患者1人に対して急変リスクや看護頻度が高くなるからこそ、入院基本料が高く設定されているわけです。
診療点数が多く設定されていることは、同じ日数入院しても入院基本料が高くなっていることを意味します。
看護配置基準が高く看護師数が患者数に対して多いならば、同じ日数だけ入院した時の費用が高額となりやすいです。
7対1看護のメリット
7対1看護のメリットは、患者にとっては看護師数が患者数に対して多いので、目が行き届く手厚いケアを期待できます。
夜勤看護師の負担が低くなる
そして、看護師にとっても1人で受け持つ患者数が常時7人以内という点から、13対1や15対1よりも特に夜勤時にかかる負担が低くなり働きやすいと考えられます。
看護基準により配置される看護師数は、4週間を通しての平均値となります。
このため、7対1看護であっても深夜勤については1人で7人を超える患者数を看護しなければならないからです。
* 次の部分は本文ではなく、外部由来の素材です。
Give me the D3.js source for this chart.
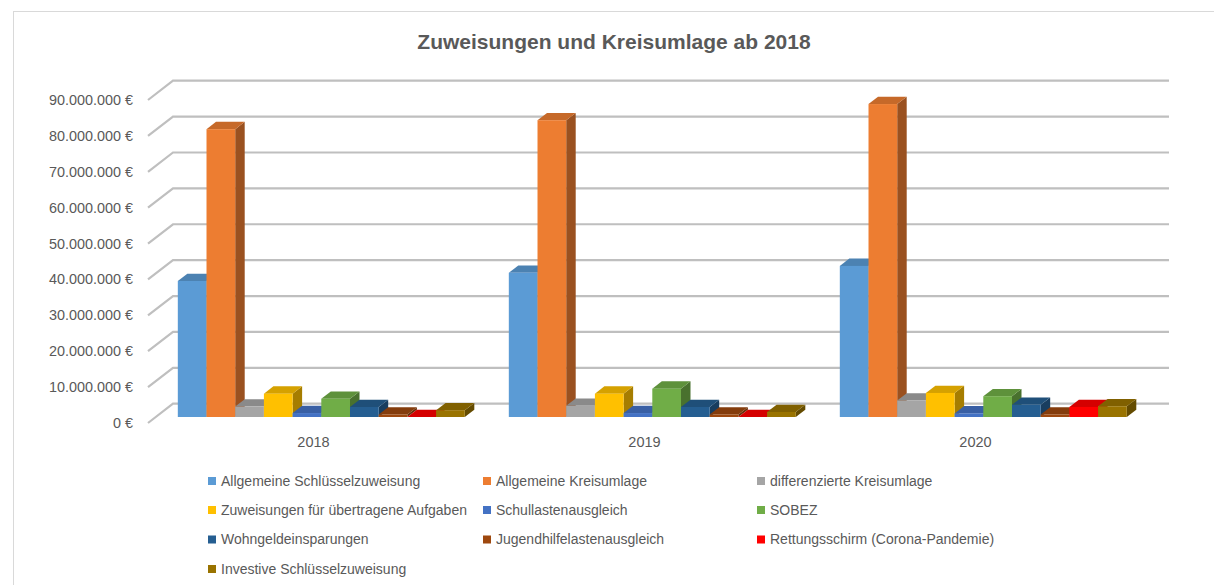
<!DOCTYPE html>
<html>
<head>
<meta charset="utf-8">
<script src="https://cdn.jsdelivr.net/npm/d3@7"></script>
<style>
  body { margin: 0; background: #fff; }
  text { font-family: "Liberation Sans", Arial, sans-serif; fill: #595959; }
</style>
</head>
<body>
<svg id="chart" width="1214" height="585"></svg>
<script>
// data
var years = ["2018", "2019", "2020"];
var seriesNames = [
  "Allgemeine Schlüsselzuweisung",
  "Allgemeine Kreisumlage",
  "differenzierte Kreisumlage",
  "Zuweisungen für übertragene Aufgaben",
  "Schullastenausgleich",
  "SOBEZ",
  "Wohngeldeinsparungen",
  "Jugendhilfelastenausgleich",
  "Rettungsschirm (Corona-Pandemie)",
  "Investive Schlüsselzuweisung"
];
var seriesColors = ["#5B9BD5", "#ED7D31", "#A5A5A5", "#FFC000", "#4472C4",
                    "#70AD47", "#255E91", "#9E480E", "#FF0000", "#997300"];
// one array per year, same order as seriesNames
var values2018 = [37900000, 80200000, 2900000, 6500000, 1100000, 5100000, 2800000, 700000, 0, 1900000];
var values2019 = [40200000, 82700000, 3100000, 6500000, 1100000, 7900000, 2800000, 700000, 0, 1400000];
var values2020 = [42100000, 87200000, 4600000, 6700000, 1000000, 5800000, 3400000, 700000, 2800000, 3000000];
var yTicks = [0, 10000000, 20000000, 30000000, 40000000, 50000000, 60000000, 70000000, 80000000, 90000000];

var valuesByYear = { "2018": values2018, "2019": values2019, "2020": values2020 };

var svg = d3.select("#chart");

// chart frame
svg.append("rect")
  .attr("x", 13.5).attr("y", 11.5)
  .attr("width", 1300).attr("height", 700)
  .attr("fill", "none")
  .attr("stroke", "#d9d9d9");

svg.append("text")
  .attr("x", 614).attr("y", 49)
  .attr("text-anchor", "middle")
  .style("font-size", "21px")
  .style("font-weight", "bold")
  .text("Zuweisungen und Kreisumlage ab 2018");

// front plane scales
var x = d3.scaleBand().domain(years).range([148, 1141]);
var y = d3.scaleLinear().domain([0, 90000000]).range([423, 100]);
var xs = d3.scaleBand().domain(seriesNames)
  .range([x.bandwidth() * 0.0665, x.bandwidth() * 0.9335]);
var color = d3.scaleOrdinal().domain(seriesNames).range(seriesColors);

// 3d offsets
var wallDx = 25, wallDy = -19.3;   // front -> back wall
var barDx = 7.8, barDy = -6;       // front -> bar front face
var depthDx = 9.5, depthDy = -7.3; // bar depth

var de = d3.formatLocale({ decimal: ",", thousands: ".", grouping: [3], currency: ["", " €"] });
var fmt = de.format("$,.0f");

// gridlines: slanted side + back wall
var grid = svg.append("g").attr("class", "grid");
grid.selectAll("path")
  .data(yTicks)
  .enter()
  .append("path")
  .attr("d", function(d) {
    return "M148," + y(d) + "L" + (148 + wallDx) + "," + (y(d) + wallDy) + "L1169," + (y(d) + wallDy);
  })
  .attr("fill", "none")
  .attr("stroke", "#bfbfbf")
  .attr("stroke-width", 2.2);

svg.append("g")
  .selectAll("text")
  .data(yTicks)
  .enter()
  .append("text")
  .attr("x", 133)
  .attr("y", function(d) { return y(d); })
  .attr("dy", "0.35em")
  .attr("text-anchor", "end")
  .style("font-size", "14.4px")
  .text(function(d) { return fmt(d); });

// bars
var bars = svg.append("g").attr("class", "bars");
years.forEach(function(yr) {
  valuesByYear[yr].forEach(function(v, i) {
    var name = seriesNames[i];
    var c = d3.color(color(name));
    var x0 = x(yr) + xs(name) + barDx;
    var w = xs.bandwidth();
    var yb = y(0) + barDy;
    var yt = y(v) + barDy;
    var g = bars.append("g");
    // side face
    g.append("path")
      .attr("d", "M" + (x0 + w) + "," + yb + "L" + (x0 + w + depthDx) + "," + (yb + depthDy) +
        "L" + (x0 + w + depthDx) + "," + (yt + depthDy) + "L" + (x0 + w) + "," + yt + "Z")
      .attr("fill", c.darker(1.2));
    // top face
    g.append("path")
      .attr("d", "M" + x0 + "," + yt + "L" + (x0 + depthDx) + "," + (yt + depthDy) +
        "L" + (x0 + w + depthDx) + "," + (yt + depthDy) + "L" + (x0 + w) + "," + yt + "Z")
      .attr("fill", c.darker(0.5));
    // front face
    g.append("rect")
      .attr("x", x0).attr("y", yt)
      .attr("width", w).attr("height", yb - yt)
      .attr("fill", c);
  });
});

// category labels
svg.append("g")
  .selectAll("text")
  .data(years)
  .enter()
  .append("text")
  .attr("x", function(d) { return x(d) + x.bandwidth() / 2; })
  .attr("y", 442)
  .attr("dy", "0.35em")
  .attr("text-anchor", "middle")
  .style("font-size", "14.5px")
  .text(function(d) { return d; });

// legend: 3 columns
var legendX = [208, 483, 757];
var legendY = [481, 510, 539.5, 569];
var legend = svg.append("g").attr("class", "legend");
legend.selectAll("g")
  .data(seriesNames)
  .enter()
  .append("g")
  .each(function(d, i) {
    var g = d3.select(this);
    var lx = legendX[i % 3], ly = legendY[Math.floor(i / 3)];
    g.append("rect")
      .attr("x", lx).attr("y", ly - 4)
      .attr("width", 8).attr("height", 8)
      .attr("fill", color(d));
    g.append("text")
      .attr("x", lx + 13)
      .attr("y", ly)
      .attr("dy", "0.35em")
      .style("font-size", "14px")
      .text(d);
  });
</script>
</body>
</html>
13対1や15対1ともなれば更に夜勤時間帯は最小限の看護師数で数多くの患者を看護しなければなりません。
休みをカバーしてもらいやすい
また、7対1看護の病棟勤務では看護師の病欠や体調不良時にもカバーしてもらいやすい点が挙げられます。
在籍している看護師数が多いからこそ、看護師間で多少のシフト変更を融通し合うことが可能です。
働きやすく離職率が低い
13対1や15対1では、病棟の状況により急にシフトを変わっても普段受け持っていない患者だった場合には、見た目の数字以上に患者数が多いと感じられます。
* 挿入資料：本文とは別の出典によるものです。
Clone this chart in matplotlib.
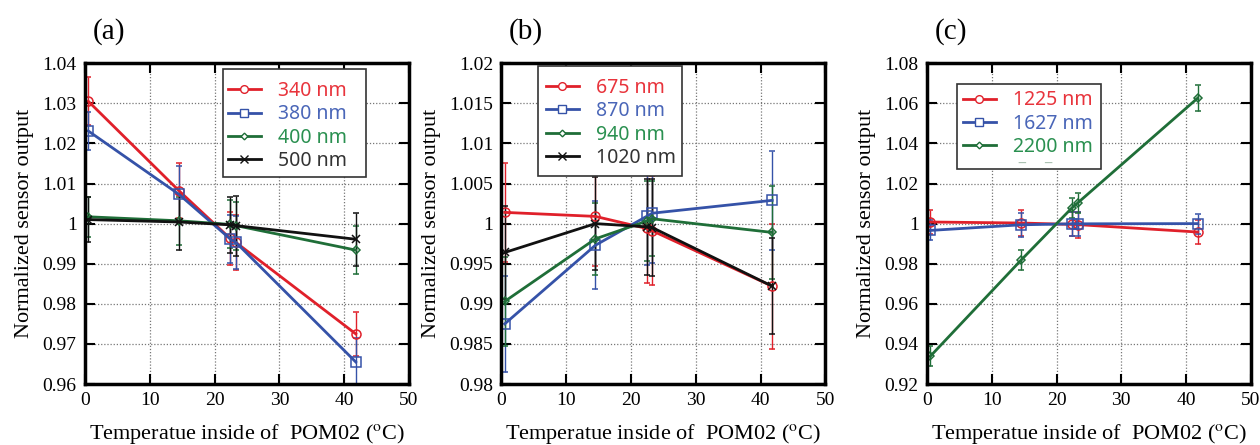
import numpy as np
import matplotlib
matplotlib.use('agg')
import matplotlib.pyplot as plt
from matplotlib.lines import Line2D
from matplotlib.patches import Rectangle
from matplotlib.ticker import MultipleLocator, FuncFormatter

plt.rcParams['font.family'] = 'Liberation Serif'
plt.rcParams['mathtext.fontset'] = 'stix'

# temperatures inside POM02 (deg C)
temp = [0.5, 14.5, 22.4, 23.3, 41.8]

# panel (a)
labels_a = ['340 nm', '380 nm', '400 nm', '500 nm']
y340 = [1.0305, 1.0082, 0.9963, 0.9953, 0.9725]
e340 = [0.006, 0.0068, 0.0065, 0.0068, 0.0055]
y380 = [1.0231, 1.0073, 0.9962, 0.9953, 0.9655]
e380 = [0.0048, 0.007, 0.006, 0.0065, 0.006]
y400 = [1.0017, 1.0007, 0.9998, 0.9995, 0.9934]
e400 = [0.005, 0.006, 0.006, 0.006, 0.006]
y500 = [1.0010, 1.0004, 0.9997, 0.9995, 0.9961]
e500 = [0.0057, 0.007, 0.007, 0.0075, 0.0066]

# panel (b)
labels_b = ['675 nm', '870 nm', '940 nm', '1020 nm']
y675 = [1.0014, 1.0009, 0.9994, 0.9991, 0.9922]
e675 = [0.0062, 0.0062, 0.0068, 0.0068, 0.0078]
y870 = [0.9875, 0.9973, 1.0009, 1.0013, 1.0029]
e870 = [0.006, 0.0055, 0.006, 0.0062, 0.0062]
y940 = [0.9903, 0.9981, 1.0003, 1.0006, 0.9989]
e940 = [0.0055, 0.0045, 0.005, 0.0047, 0.0058]
y1020 = [0.9964, 1.0000, 0.9996, 0.9995, 0.9922]
e1020 = [0.0058, 0.0058, 0.006, 0.006, 0.006]

# panel (c)
labels_c = ['1225 nm', '1627 nm', '2200 nm']
y1225 = [1.0008, 1.0003, 0.9996, 0.9995, 0.9958]
e1225 = [0.006, 0.0065, 0.006, 0.0065, 0.006]
y1627 = [0.9966, 0.9994, 0.9999, 0.9999, 1.0000]
e1627 = [0.005, 0.006, 0.006, 0.006, 0.005]
y2200 = [0.9338, 0.9817, 1.0079, 1.0104, 1.0626]
e2200 = [0.005, 0.005, 0.005, 0.005, 0.0065]

line_cols = ['#e0202a', '#3552a8', '#1f6e38', '#111111']
text_cols = ['#e8343c', '#4a66b8', '#2a9050', '#333333']
markers = [('o', 6.5), ('s', 6.5), ('D', 4), ('x', 6)]

fig = plt.figure(figsize=(12.6, 4.45), dpi=100)


def panel(left, series, errs, labels, ylim, ystep, box, leg_xy, tag):
    ax = fig.add_axes([left, 0.137, 0.257, 0.721])
    handles = []
    for i, (y, e) in enumerate(zip(series, errs)):
        m, ms = markers[i]
        ax.errorbar(temp, y, yerr=e, color=line_cols[i], lw=2, marker=m, ms=ms,
                    mfc='none', mec=line_cols[i], mew=1.1, elinewidth=1,
                    capsize=2.5, capthick=1)
        handles.append(Line2D([], [], color=line_cols[i], lw=2, marker=m,
                              ms=ms * 0.85, mfc='white', mec=line_cols[i], mew=1))
    ax.set_xlim(0, 50)
    ax.set_ylim(*ylim)
    ax.xaxis.set_major_locator(MultipleLocator(10))
    ax.yaxis.set_major_locator(MultipleLocator(ystep))
    ax.yaxis.set_major_formatter(FuncFormatter(lambda v, p: '%g' % round(v, 4)))
    ax.grid(True, color='#777777', ls=(0, (1, 1.5)), lw=0.9)
    ax.tick_params(direction='in', top=True, right=True, length=7, width=1.5,
                   labelsize=14, pad=6, labelfontfamily='Liberation Serif')
    for s in ax.spines.values():
        s.set_linewidth(2.5)
    ax.set_xlabel(r'Temperatue inside of  POM02 ($^{\rm o}$C)', fontsize=16, labelpad=9)
    ax.set_ylabel('Normalized sensor output', fontsize=16, labelpad=6)
    # legend frame
    x0, y0, x1, y1 = box
    ax.add_patch(Rectangle((x0, y0), x1 - x0, y1 - y0, transform=ax.transAxes,
                           facecolor='white', edgecolor='#333333', lw=1.2, zorder=4.5))
    leg = ax.legend(handles, labels, loc='upper left', bbox_to_anchor=leg_xy,
                    frameon=False, handlelength=1.7, handletextpad=0.9,
                    labelspacing=0.17, borderpad=0, borderaxespad=0,
                    prop={'family': 'Noto Sans', 'size': 14})
    for t, c in zip(leg.get_texts(), text_cols):
        t.set_color(c)
    ax.text(0.075, 1.10, tag, transform=ax.transAxes, fontsize=21, va='center', ha='center')
    return ax


panel(0.0675, [y340, y380, y400, y500], [e340, e380, e400, e500], labels_a,
      (0.96, 1.04), 0.01, (0.425, 0.645, 0.869, 0.981), (0.441, 0.944), '(a)')
panel(0.398, [y675, y870, y940, y1020], [e675, e870, e940, e1020], labels_b,
      (0.98, 1.02), 0.005, (0.114, 0.648, 0.559, 0.991), (0.136, 0.954), '(b)')
ax_c = panel(0.7357, [y1225, y1627, y2200], [e1225, e1627, e2200], labels_c,
             (0.92, 1.08), 0.02, (0.093, 0.670, 0.537, 0.935), (0.111, 0.915), '(c)')
# faint leftover marks inside the (c) legend box
ax_c.text(0.335, 0.688, '\u2012    \u2012', transform=ax_c.transAxes, fontsize=10,
          color='#a8c0b0', family='DejaVu Sans', va='center', ha='center', zorder=6)

fig.savefig('out.png', dpi=100)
このため、7対1看護は患者だけでなく看護師にとっても働きやすく身体への負担が少ないと考えられる勤務環境です。
そして、7対1看護配置の病院ほど看護師の離職率が低い傾向にあります。
7対1看護のデメリットは?
7対1看護ならば全ての看護師が働きやすく看護環境が恵まれていると考えがちです。
しかし、7対1看護は病院側にとって負担が大きく無理して維持している病院ほどしわ寄せが看護師へ向けられます。
一通り業務をこなせる看護師が少ない
なぜなら、7対1看護基準を満たしているものの、新人看護師を含めた人数で計算されているからです。
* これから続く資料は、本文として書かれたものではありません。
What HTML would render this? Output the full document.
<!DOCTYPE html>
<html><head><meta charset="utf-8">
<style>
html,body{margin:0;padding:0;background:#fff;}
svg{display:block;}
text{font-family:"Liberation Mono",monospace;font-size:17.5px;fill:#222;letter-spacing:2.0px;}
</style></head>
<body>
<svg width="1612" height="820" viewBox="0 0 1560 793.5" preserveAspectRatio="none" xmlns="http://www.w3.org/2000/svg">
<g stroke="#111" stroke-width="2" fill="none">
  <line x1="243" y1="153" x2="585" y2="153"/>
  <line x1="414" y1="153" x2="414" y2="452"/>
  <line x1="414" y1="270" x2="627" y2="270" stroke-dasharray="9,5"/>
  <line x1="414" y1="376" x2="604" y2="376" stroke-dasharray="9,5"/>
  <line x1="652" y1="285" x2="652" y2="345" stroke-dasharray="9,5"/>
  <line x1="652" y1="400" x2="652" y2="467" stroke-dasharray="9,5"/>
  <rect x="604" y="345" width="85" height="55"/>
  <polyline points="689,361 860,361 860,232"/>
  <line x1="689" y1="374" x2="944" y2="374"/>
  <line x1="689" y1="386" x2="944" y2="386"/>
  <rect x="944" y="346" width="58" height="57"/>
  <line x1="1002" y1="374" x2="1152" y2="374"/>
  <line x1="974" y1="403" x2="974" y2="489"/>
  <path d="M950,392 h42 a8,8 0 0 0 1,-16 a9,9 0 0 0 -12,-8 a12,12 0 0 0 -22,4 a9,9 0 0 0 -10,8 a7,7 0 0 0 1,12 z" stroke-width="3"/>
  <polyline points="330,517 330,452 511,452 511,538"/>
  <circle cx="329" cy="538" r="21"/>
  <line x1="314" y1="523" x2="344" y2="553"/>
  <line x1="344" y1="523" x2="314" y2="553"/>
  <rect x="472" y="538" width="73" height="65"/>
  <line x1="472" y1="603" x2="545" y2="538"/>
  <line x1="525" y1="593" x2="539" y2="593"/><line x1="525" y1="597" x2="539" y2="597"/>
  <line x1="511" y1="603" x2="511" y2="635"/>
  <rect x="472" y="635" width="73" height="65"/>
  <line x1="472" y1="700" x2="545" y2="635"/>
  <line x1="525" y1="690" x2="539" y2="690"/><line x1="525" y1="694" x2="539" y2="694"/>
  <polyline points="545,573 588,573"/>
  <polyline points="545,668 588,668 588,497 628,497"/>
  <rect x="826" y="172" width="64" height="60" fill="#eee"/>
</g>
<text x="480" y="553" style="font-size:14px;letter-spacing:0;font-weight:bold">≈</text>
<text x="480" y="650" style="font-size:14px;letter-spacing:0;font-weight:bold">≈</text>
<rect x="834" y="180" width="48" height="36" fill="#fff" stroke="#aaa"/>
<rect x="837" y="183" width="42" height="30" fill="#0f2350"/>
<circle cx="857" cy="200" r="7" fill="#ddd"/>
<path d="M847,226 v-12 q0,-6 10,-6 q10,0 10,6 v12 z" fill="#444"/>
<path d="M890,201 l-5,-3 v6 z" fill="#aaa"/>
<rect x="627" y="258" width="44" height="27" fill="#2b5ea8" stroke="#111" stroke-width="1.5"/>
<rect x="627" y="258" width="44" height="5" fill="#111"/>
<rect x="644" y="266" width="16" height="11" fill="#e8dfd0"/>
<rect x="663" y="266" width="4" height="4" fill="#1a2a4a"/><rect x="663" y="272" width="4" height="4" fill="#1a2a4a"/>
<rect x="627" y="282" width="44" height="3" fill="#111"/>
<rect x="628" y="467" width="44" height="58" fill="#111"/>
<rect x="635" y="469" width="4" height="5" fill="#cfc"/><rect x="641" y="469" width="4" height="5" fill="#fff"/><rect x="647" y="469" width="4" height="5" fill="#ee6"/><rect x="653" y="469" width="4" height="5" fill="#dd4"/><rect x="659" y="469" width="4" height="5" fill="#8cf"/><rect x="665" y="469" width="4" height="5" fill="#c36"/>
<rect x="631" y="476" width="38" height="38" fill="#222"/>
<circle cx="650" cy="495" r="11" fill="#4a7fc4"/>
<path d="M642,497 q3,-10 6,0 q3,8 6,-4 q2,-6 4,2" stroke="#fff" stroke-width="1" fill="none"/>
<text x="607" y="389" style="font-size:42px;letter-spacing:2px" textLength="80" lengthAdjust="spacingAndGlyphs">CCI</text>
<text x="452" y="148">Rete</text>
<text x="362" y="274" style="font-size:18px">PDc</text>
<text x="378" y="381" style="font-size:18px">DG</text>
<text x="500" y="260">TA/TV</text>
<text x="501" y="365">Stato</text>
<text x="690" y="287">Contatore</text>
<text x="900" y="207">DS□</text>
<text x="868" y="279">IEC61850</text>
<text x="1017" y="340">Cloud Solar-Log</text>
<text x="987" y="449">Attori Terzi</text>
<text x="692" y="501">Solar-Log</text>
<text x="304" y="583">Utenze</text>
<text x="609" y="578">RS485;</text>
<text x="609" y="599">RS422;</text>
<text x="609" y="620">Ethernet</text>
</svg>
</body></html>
実際に一通りの看護業務を指示なしでこなせる看護師数は少なくなりがちです。
とりわけ看護師の人数が少なくなる夜勤では、配置されている看護師の中に1人でも新人が含まれていると忙しい状況に拍車がかかります。
外来看護師のカバーをする
また、7対1看護を維持するために病棟の看護師が外来看護師を兼務している例もあります。
外来看護師配置基準となる30対1をカバーする役割を7対1看護病棟の看護師が担っている例もあるくらいです。
このため、7対1看護だから看護師の1人あたりにかかる負荷が減るとは限らず、場合により他の部門から看護業務を振り分けられてしまうことさえあります。
7対1看護でも安心はできない
そして、7対1看護を謳う病院で働く看護師の平均勤続年数をチェックすれば、いかに7対1看護だからといって安心できないかが分かるはずです。
7対1看護を行う病棟は急性期治療を行う病棟だからこそ、診療報酬が高い分だけ看護の手間も多く必要です。